A recent paper in Science Advances discusses the progress Richard Dixon, associate director of the BioDiscovery Institute at UNT, and his team have made in their work to understand how plants make condensed tannins. Their goal is to engineer condensed tannins to make alfalfa more nutritious and less likely to cause bloat in livestock.
“This paper may be the final step in understanding an incredibly complicated process,” Dixon said.
He said the research could not only affect food supply for animals and humans who eat the animals, but also potentially have environmental effects on greenhouse gases.
“The negative contributions of agriculture to climate change through methane release from cattle are huge,” Dixon said. “Developing forage crops that would result in less methane production is really important, if we're to carry on eating beef going into the future. An understanding of tannins can make the wine better and the steak more sustainable.”
Dixon has worked on the synthesis of tannins for several years, pushing the field toward a more complete understanding of how the molecules are made within plants. UNT researchers Ji Hyung Jun and Nan Lu, co-authors on his most recent paper, are looking to expand on the research with other crops.
They are currently working with Dixon to increase tannins in soybeans and introduce them into corn, where tannins are not naturally found. Corn is proving more difficult, as it is not clear what is missing to allow tannin formation. The research could lead to breakthroughs in issues facing many food types.

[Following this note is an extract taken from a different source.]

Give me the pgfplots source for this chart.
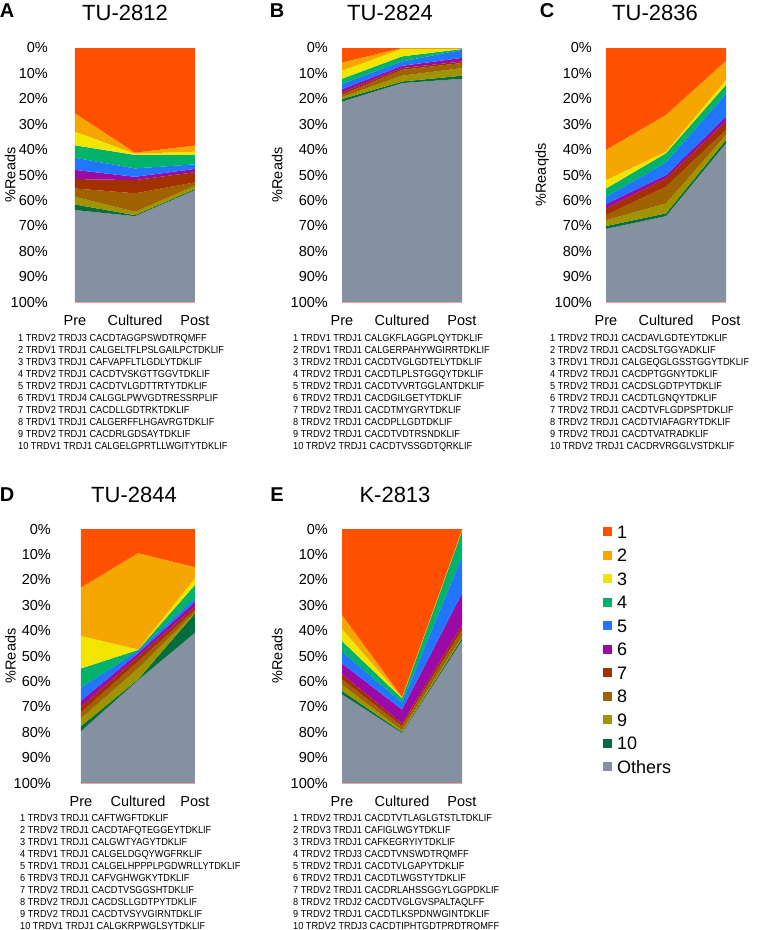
\documentclass[border=0pt]{standalone}
\usepackage{fontspec}
\setmainfont{Liberation Sans}
\usepackage{pgfplots}
\usepackage{pgfplotstable}
\pgfplotsset{compat=1.18}

\definecolor{c1}{HTML}{FF5000}
\definecolor{c2}{HTML}{F5A700}
\definecolor{c3}{HTML}{F2E600}
\definecolor{c4}{HTML}{00B26B}
\definecolor{c5}{HTML}{2175FF}
\definecolor{c6}{HTML}{9C0AA6}
\definecolor{c7}{HTML}{A33100}
\definecolor{c8}{HTML}{9E6300}
\definecolor{c9}{HTML}{9E9400}
\definecolor{c10}{HTML}{006E3E}
\definecolor{cO}{HTML}{8591A0}
\definecolor{cline}{HTML}{F2A0A0}

% percent reads per clone, columns 1..10 and others
\pgfplotstableread{
x s1 s2 s3 s4 s5 s6 s7 s8 s9 s10 so
0 25.7 7.2 5.4 4.9 4.8 3.6 3.7 3.3 3.0 2.2 36.2
1 41.2 0.4 0.5 5.3 3.3 1.3 5.2 7.3 1.3 0.4 33.8
2 38.4 2.4 1.3 3.7 1.8 1.3 4.0 1.3 1.3 0.4 44.1
}\tabA
\pgfplotstableread{
x s1 s2 s3 s4 s5 s6 s7 s8 s9 s10 so
0 5.7 3.2 3.2 2.0 2.1 1.3 0.9 0.9 0.8 1.0 78.9
1 0.0 0.3 3.0 2.0 1.7 0.9 0.7 2.3 2.3 0.6 86.2
2 0.1 0.2 0.1 0.3 3.2 1.4 0.6 2.0 3.0 1.2 87.9
}\tabB
\pgfplotstableread{
x s1 s2 s3 s4 s5 s6 s7 s8 s9 s10 so
0 40.1 11.9 3.3 3.3 2.8 1.8 2.6 2.0 2.3 1.1 28.8
1 26.3 14.5 0.6 3.6 5.0 1.3 3.3 6.6 3.9 1.1 33.8
2 5.0 7.5 2.0 3.5 9.0 1.9 3.3 2.0 2.0 1.3 62.5
}\tabC
\pgfplotstableread{
x s1 s2 s3 s4 s5 s6 s7 s8 s9 s10 so
0 23.0 19.1 12.8 7.5 5.2 2.4 2.2 2.4 3.0 2.0 20.4
1 9.5 37.9 0.2 0.3 1.0 1.4 1.9 2.7 4.3 0.3 40.5
2 15.0 4.3 2.7 5.2 1.4 1.9 1.3 1.0 0.4 7.6 59.2
}\tabD
\pgfplotstableread{
x s1 s2 s3 s4 s5 s6 s7 s8 s9 s10 so
0 33.8 5.5 4.8 4.2 4.6 4.2 2.1 2.2 2.3 1.4 34.9
1 66.1 0.2 0.3 1.7 2.8 5.5 1.0 1.6 0.7 0.4 19.7
2 0.3 0.2 0.3 10.0 14.5 12.5 1.9 2.7 0.6 0.9 56.1
}\tabE

\newcommand{\stackareas}[1]{%
  \pgfplotsinvokeforeach{1,...,10}{%
    \addplot[fill=c##1, draw=none] table[x=x, y=s##1]{#1} \closedcycle;}
  \addplot[fill=cO, draw=none] table[x=x, y=so]{#1} \closedcycle;
}

\pgfplotsset{
  panel/.style={
    scale only axis, width=120pt, height=254pt,
    anchor=north west,
    y dir=reverse, ymin=0, ymax=100, xmin=0, xmax=2,
    stack plots=y,
    axis line style={draw=none},
    tick style={draw=none},
    xtick={0,1,2}, xticklabels={Pre,Cultured,Post},
    ytick={0,10,...,100},
    yticklabel={\pgfmathprintnumber{\tick}\%},
    /pgf/number format/assume math mode=true,
    tick label style={font=\fontsize{14.5}{16}\selectfont},
    xticklabel style={inner sep=0pt, anchor=north, yshift=-13pt},
    yticklabel style={inner sep=0pt, anchor=east, xshift=-14pt},
    ylabel={\%Reads},
    ylabel pos/.style={every axis y label/.style={at={(axis description cs:##1,0.5)},
      rotate=90, anchor=center, font=\fontsize{14.5}{16}\selectfont}},
    after end axis/.code={\draw[cline, line width=0.8pt] (axis cs:0,100) -- (axis cs:2,100);},
  },
}
\tikzset{
  clist/.style={anchor=north west, inner sep=0pt, align=left,
    font=\fontsize{10.2}{12}\selectfont, xscale=0.9, transform shape},
}

\begin{document}
\begin{tikzpicture}
\useasboundingbox (0,0) rectangle (764pt,-930pt);

% A
\begin{axis}[panel, at={(75pt,-48pt)}, ylabel pos=-0.54,
  yticklabel style={xshift=-13pt}]
  \stackareas{\tabA}
\end{axis}
% B
\begin{axis}[panel, at={(342pt,-48pt)}, ylabel pos=-0.54]
  \stackareas{\tabB}
\end{axis}
% C
\begin{axis}[panel, at={(606pt,-48pt)}, ylabel pos=-0.533, ylabel={\%Reaqds}]
  \stackareas{\tabC}
\end{axis}
% D
\begin{axis}[panel, at={(81pt,-529pt)}, width=114pt, ylabel pos=-0.62,
  yticklabel style={xshift=-16pt}]
  \stackareas{\tabD}
\end{axis}
% E
\begin{axis}[panel, at={(342pt,-529pt)}, ylabel pos=-0.54,
  legend entries={1,2,3,4,5,6,7,8,9,10,Others},
  legend cell align=left,
  legend image code/.code={\path[#1, draw=none] (0pt,-4.5pt) rectangle (9pt,4.5pt);},
  legend style={draw=none, fill=none, inner sep=0pt, outer sep=0pt,
    at={(axis description cs:2.175,1.014)}, anchor=north west,
    font=\fontsize{18}{20}\selectfont,
    nodes={inner sep=0pt, text height=13pt, text depth=0pt},
    row sep=10.5pt, column sep=5pt}]
  \stackareas{\tabE}
\end{axis}

% titles and panel letters
\node[font=\fontsize{22}{24}\selectfont] at (125pt,-13pt) {TU-2812};
\node[font=\fontsize{22}{24}\selectfont] at (390pt,-13pt) {TU-2824};
\node[font=\fontsize{22}{24}\selectfont] at (655pt,-13pt) {TU-2836};
\node[font=\fontsize{22}{24}\selectfont] at (134pt,-495pt) {TU-2844};
\node[font=\fontsize{22}{24}\selectfont] at (395pt,-495pt) {K-2813};
\node[font=\bfseries\fontsize{20}{22}\selectfont] at (7pt,-11pt) {A};
\node[font=\bfseries\fontsize{20}{22}\selectfont] at (277pt,-11pt) {B};
\node[font=\bfseries\fontsize{20}{22}\selectfont] at (547pt,-11pt) {C};
\node[font=\bfseries\fontsize{20}{22}\selectfont] at (7pt,-495pt) {D};
\node[font=\bfseries\fontsize{20}{22}\selectfont] at (277pt,-495pt) {E};

% clone lists
\node[clist] at (18pt,-334pt) {%
1 TRDV2 TRDJ3 CACDTAGGPSWDTRQMFF\\
2 TRDV1 TRDJ1 CALGELTFLPSLGAILPCTDKLIF\\
3 TRDV3 TRDJ1 CAFVAPFLTLGDLYTDKLIF\\
4 TRDV2 TRDJ1 CACDTVSKGTTGGVTDKLIF\\
5 TRDV2 TRDJ1 CACDTVLGDTTRTYTDKLIF\\
6 TRDV1 TRDJ4 CALGGLPWVGDTRESSRPLIF\\
7 TRDV2 TRDJ1 CACDLLGDTRKTDKLIF\\
8 TRDV1 TRDJ1 CALGERFFLHGAVRGTDKLIF\\
9 TRDV2 TRDJ1 CACDRLGDSAYTDKLIF\\
10 TRDV1 TRDJ1 CALGELGPRTLLWGITYTDKLIF};
\node[clist] at (293pt,-334pt) {%
1 TRDV1 TRDJ1 CALGKFLAGGPLQYTDKLIF\\
2 TRDV1 TRDJ1 CALGERPAHYWGIRRTDKLIF\\
3 TRDV2 TRDJ1 CACDTVGLGDTELYTDKLIF\\
4 TRDV2 TRDJ1 CACDTLPLSTGGQYTDKLIF\\
5 TRDV2 TRDJ1 CACDTVVRTGGLANTDKLIF\\
6 TRDV2 TRDJ1 CACDGILGETYTDKLIF\\
7 TRDV2 TRDJ1 CACDTMYGRYTDKLIF\\
8 TRDV2 TRDJ1 CACDPLLGDTDKLIF\\
9 TRDV2 TRDJ1 CACDTVDTRSNDKLIF\\
10 TRDV2 TRDJ1 CACDTVSSGDTQRKLIF};
\node[clist] at (550pt,-334pt) {%
1 TRDV2 TRDJ1 CACDAVLGDTEYTDKLIF\\
2 TRDV2 TRDJ1 CACDSLTGGYADKLIF\\
3 TRDV1 TRDJ1 CALGEQGLGSSTGGYTDKLIF\\
4 TRDV2 TRDJ1 CACDPTGGNYTDKLIF\\
5 TRDV2 TRDJ1 CACDSLGDTPYTDKLIF\\
6 TRDV2 TRDJ1 CACDTLGNQYTDKLIF\\
7 TRDV2 TRDJ1 CACDTVFLGDPSPTDKLIF\\
8 TRDV2 TRDJ1 CACDTVIAFAGRYTDKLIF\\
9 TRDV2 TRDJ1 CACDTVATRADKLIF\\
10 TRDV2 TRDJ1 CACDRVRGGLVSTDKLIF};
\node[clist] at (20pt,-814pt) {%
1 TRDV3 TRDJ1 CAFTWGFTDKLIF\\
2 TRDV2 TRDJ1 CACDTAFQTEGGEYTDKLIF\\
3 TRDV1 TRDJ1 CALGWTYAGYTDKLIF\\
4 TRDV1 TRDJ1 CALGELDGQYWGFRKLIF\\
5 TRDV1 TRDJ1 CALGELHPPPLPGDWRLLYTDKLIF\\
6 TRDV3 TRDJ1 CAFVGHWGKYTDKLIF\\
7 TRDV2 TRDJ1 CACDTVSGGSHTDKLIF\\
8 TRDV2 TRDJ1 CACDSLLGDTPYTDKLIF\\
9 TRDV2 TRDJ1 CACDTVSYVGIRNTDKLIF\\
10 TRDV1 TRDJ1 CALGKRPWGLSYTDKLIF};
\node[clist] at (293pt,-814pt) {%
1 TRDV2 TRDJ1 CACDTVTLAGLGTSTLTDKLIF\\
2 TRDV3 TRDJ1 CAFIGLWGYTDKLIF\\
3 TRDV3 TRDJ1 CAFKEGRYIYTDKLIF\\
4 TRDV2 TRDJ3 CACDTVNSWDTRQMFF\\
5 TRDV2 TRDJ1 CACDTVLGAPYTDKLIF\\
6 TRDV2 TRDJ1 CACDTLWGSTYTDKLIF\\
7 TRDV2 TRDJ1 CACDRLAHSSGGYLGGPDKLIF\\
8 TRDV2 TRDJ2 CACDTVGLGVSPALTAQLFF\\
9 TRDV2 TRDJ1 CACDTLKSPDNWGINTDKLIF\\
10 TRDV2 TRDJ3 CACDTIPHTGDTPRDTRQMFF};
\end{tikzpicture}
\end{document}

“Beans are a staple crop in many developing countries,” Dixon said. “The tannins in the seed coats of beans may be detrimental as they can bind iron, causing iron deficiency in people for whom these crops are a main component of the diet. From our perspective, the more we know about how to make tannins, and how to not make tannins, the more applications we can find.”
Dixon said he is looking forward to seeing what future researchers do with the research he started. In many cases, his past breakthroughs have shown that the ways in which these complex molecules are formed are much more nuanced than anyone initially believed.